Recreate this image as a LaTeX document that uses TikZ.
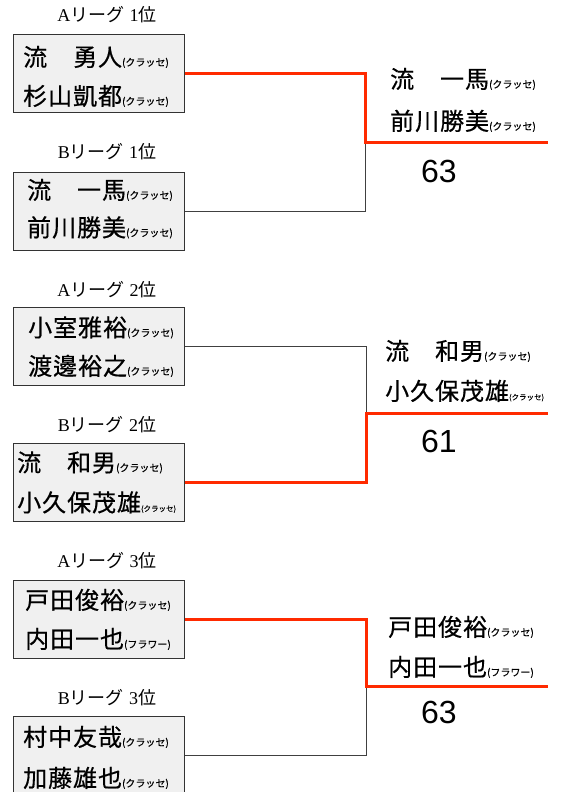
\documentclass[tikz,border=0pt]{standalone}
\usepackage{fontspec}
\newfontfamily\jp[FakeBold=0.5,LetterSpace=4]{Noto Sans CJK JP}
\newfontfamily\jpk[FakeBold=0.3]{Noto Sans CJK JP}
\newfontfamily\jpl{Noto Sans CJK JP}
\newfontfamily\lser{Liberation Serif}
\newfontfamily\lsans{Liberation Sans}
\definecolor{winred}{HTML}{FF2A00}
\definecolor{boxfill}{HTML}{F0F0F0}
\newcommand\kls[1]{{\jpk\fontsize{10}{10}\selectfont(#1)}}
\newcommand\klt[1]{{\jpk\fontsize{7.5}{8}\selectfont(#1)}}
\newcommand\leaguelbl[2]{{\lser #1}{\jpl リーグ}\ {\lser #2}{\jpl 位}}
\begin{document}
\begin{tikzpicture}[x=1pt,y=-1pt,
 box/.style={draw=black!80, line width=1pt, fill=boxfill, anchor=north west, inner sep=0pt, minimum width=171pt, minimum height=78pt},
 player/.style={anchor=base west, inner sep=0pt, font=\jp\fontsize{24}{24}\selectfont},
 league/.style={anchor=base, inner sep=0pt, font=\fontsize{18}{18}\selectfont},
 scoretext/.style={anchor=base west, inner sep=0pt, font=\lsans\fontsize{32}{32}\selectfont},
 winline/.style={draw=winred, line width=3pt},
 loseline/.style={draw=black!75, line width=1pt}]
\useasboundingbox (0,0) rectangle (562,792);
\clip (0,0) rectangle (562,792);

% ---------- group 1 ----------
\node[league] (la1) at (107,22) {\leaguelbl{A}{1}};
\node[box] (b1) at (13,34) {};
\node[player] (t1a) at (23,66) {流　勇人\kls{クラッセ}};
\node[player] (t1b) at (23,105) {杉山凱都\kls{クラッセ}};
\node[league] (lb1) at (107,158) {\leaguelbl{B}{1}};
\node[box] (b2) at (13,172) {};
\node[player] (t2a) at (27,199) {流　一馬\kls{クラッセ}};
\node[player] (t2b) at (27,236.5) {前川勝美\kls{クラッセ}};
\coordinate (j1) at (365,142);
\coordinate (e1) at (548,142);
\draw[loseline] (b2.east) -| (j1);
\draw[winline] (b1.east) -| (j1) -- (e1);
\node[player] (w1a) at (390,88) {流　一馬\kls{クラッセ}};
\node[player] (w1b) at (390,130) {前川勝美\kls{クラッセ}};
\node[scoretext] (s1) at (421,182) {63};

% ---------- group 2 ----------
\node[league] (la2) at (107,296) {\leaguelbl{A}{2}};
\node[box] (b3) at (13,307) {};
\node[player] (t3a) at (28,336.5) {小室雅裕\kls{クラッセ}};
\node[player] (t3b) at (28,375) {渡邊裕之\kls{クラッセ}};
\node[league] (lb2) at (107,431) {\leaguelbl{B}{2}};
\node[box] (b4) at (13,443) {};
\node[player] (t4a) at (17,471.5) {流　和男\kls{クラッセ}};
\node[player] (t4b) at (17,511.5) {小久保茂雄\klt{クラッセ}};
\coordinate (j2) at (366,413);
\coordinate (e2) at (548,413);
\draw[loseline] (b3.east) -| (j2);
\draw[winline] (b4.east) -| (j2) -- (e2);
\node[player] (w2a) at (385,360) {流　和男\kls{クラッセ}};
\node[player] (w2b) at (385,400) {小久保茂雄\klt{クラッセ}};
\node[scoretext] (s2) at (421,452) {61};

% ---------- group 3 ----------
\node[league] (la3) at (107,567.5) {\leaguelbl{A}{3}};
\node[box] (b5) at (13,580) {};
\node[player] (t5a) at (25,609) {戸田俊裕\kls{クラッセ}};
\node[player] (t5b) at (25,648) {内田一也\kls{フラワー}};
\node[league] (lb3) at (107,704.5) {\leaguelbl{B}{3}};
\node[box] (b6) at (13,716) {};
\node[player] (t6a) at (23,746) {村中友哉\kls{クラッセ}};
\node[player] (t6b) at (23,787) {加藤雄也\kls{クラッセ}};
\coordinate (j3) at (366,686);
\coordinate (e3) at (548,686);
\draw[loseline] (b6.east) -| (j3);
\draw[winline] (b5.east) -| (j3) -- (e3);
\node[player] (w3a) at (388,636) {戸田俊裕\kls{クラッセ}};
\node[player] (w3b) at (388,676) {内田一也\kls{フラワー}};
\node[scoretext] (s3) at (421,723) {63};
\end{tikzpicture}
\end{document}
+===+
◆ **WORK REQUIRED**
Omit the pictures, then quote the rest of the material above exactly.

◆ **THE RESULT**
Recreate this image as a LaTeX document that uses TikZ.
\documentclass[tikz,border=0pt]{standalone}
\usepackage{fontspec}
\newfontfamily\jp[FakeBold=0.5,LetterSpace=4]{Noto Sans CJK JP}
\newfontfamily\jpk[FakeBold=0.3]{Noto Sans CJK JP}
\newfontfamily\jpl{Noto Sans CJK JP}
\newfontfamily\lser{Liberation Serif}
\newfontfamily\lsans{Liberation Sans}
\definecolor{winred}{HTML}{FF2A00}
\definecolor{boxfill}{HTML}{F0F0F0}
\newcommand\kls[1]{{\jpk\fontsize{10}{10}\selectfont(#1)}}
\newcommand\klt[1]{{\jpk\fontsize{7.5}{8}\selectfont(#1)}}
\newcommand\leaguelbl[2]{{\lser #1}{\jpl リーグ}\ {\lser #2}{\jpl 位}}
\begin{document}
\begin{tikzpicture}[x=1pt,y=-1pt,
 box/.style={draw=black!80, line width=1pt, fill=boxfill, anchor=north west, inner sep=0pt, minimum width=171pt, minimum height=78pt},
 player/.style={anchor=base west, inner sep=0pt, font=\jp\fontsize{24}{24}\selectfont},
 league/.style={anchor=base, inner sep=0pt, font=\fontsize{18}{18}\selectfont},
 scoretext/.style={anchor=base west, inner sep=0pt, font=\lsans\fontsize{32}{32}\selectfont},
 winline/.style={draw=winred, line width=3pt},
 loseline/.style={draw=black!75, line width=1pt}]
\useasboundingbox (0,0) rectangle (562,792);
\clip (0,0) rectangle (562,792);

% ---------- group 1 ----------
\node[league] (la1) at (107,22) {\leaguelbl{A}{1}};
\node[box] (b1) at (13,34) {};
\node[player] (t1a) at (23,66) {流　勇人\kls{クラッセ}};
\node[player] (t1b) at (23,105) {杉山凱都\kls{クラッセ}};
\node[league] (lb1) at (107,158) {\leaguelbl{B}{1}};
\node[box] (b2) at (13,172) {};
\node[player] (t2a) at (27,199) {流　一馬\kls{クラッセ}};
\node[player] (t2b) at (27,236.5) {前川勝美\kls{クラッセ}};
\coordinate (j1) at (365,142);
\coordinate (e1) at (548,142);
\draw[loseline] (b2.east) -| (j1);
\draw[winline] (b1.east) -| (j1) -- (e1);
\node[player] (w1a) at (390,88) {流　一馬\kls{クラッセ}};
\node[player] (w1b) at (390,130) {前川勝美\kls{クラッセ}};
\node[scoretext] (s1) at (421,182) {63};

% ---------- group 2 ----------
\node[league] (la2) at (107,296) {\leaguelbl{A}{2}};
\node[box] (b3) at (13,307) {};
\node[player] (t3a) at (28,336.5) {小室雅裕\kls{クラッセ}};
\node[player] (t3b) at (28,375) {渡邊裕之\kls{クラッセ}};
\node[league] (lb2) at (107,431) {\leaguelbl{B}{2}};
\node[box] (b4) at (13,443) {};
\node[player] (t4a) at (17,471.5) {流　和男\kls{クラッセ}};
\node[player] (t4b) at (17,511.5) {小久保茂雄\klt{クラッセ}};
\coordinate (j2) at (366,413);
\coordinate (e2) at (548,413);
\draw[loseline] (b3.east) -| (j2);
\draw[winline] (b4.east) -| (j2) -- (e2);
\node[player] (w2a) at (385,360) {流　和男\kls{クラッセ}};
\node[player] (w2b) at (385,400) {小久保茂雄\klt{クラッセ}};
\node[scoretext] (s2) at (421,452) {61};

% ---------- group 3 ----------
\node[league] (la3) at (107,567.5) {\leaguelbl{A}{3}};
\node[box] (b5) at (13,580) {};
\node[player] (t5a) at (25,609) {戸田俊裕\kls{クラッセ}};
\node[player] (t5b) at (25,648) {内田一也\kls{フラワー}};
\node[league] (lb3) at (107,704.5) {\leaguelbl{B}{3}};
\node[box] (b6) at (13,716) {};
\node[player] (t6a) at (23,746) {村中友哉\kls{クラッセ}};
\node[player] (t6b) at (23,787) {加藤雄也\kls{クラッセ}};
\coordinate (j3) at (366,686);
\coordinate (e3) at (548,686);
\draw[loseline] (b6.east) -| (j3);
\draw[winline] (b5.east) -| (j3) -- (e3);
\node[player] (w3a) at (388,636) {戸田俊裕\kls{クラッセ}};
\node[player] (w3b) at (388,676) {内田一也\kls{フラワー}};
\node[scoretext] (s3) at (421,723) {63};
\end{tikzpicture}
\end{document}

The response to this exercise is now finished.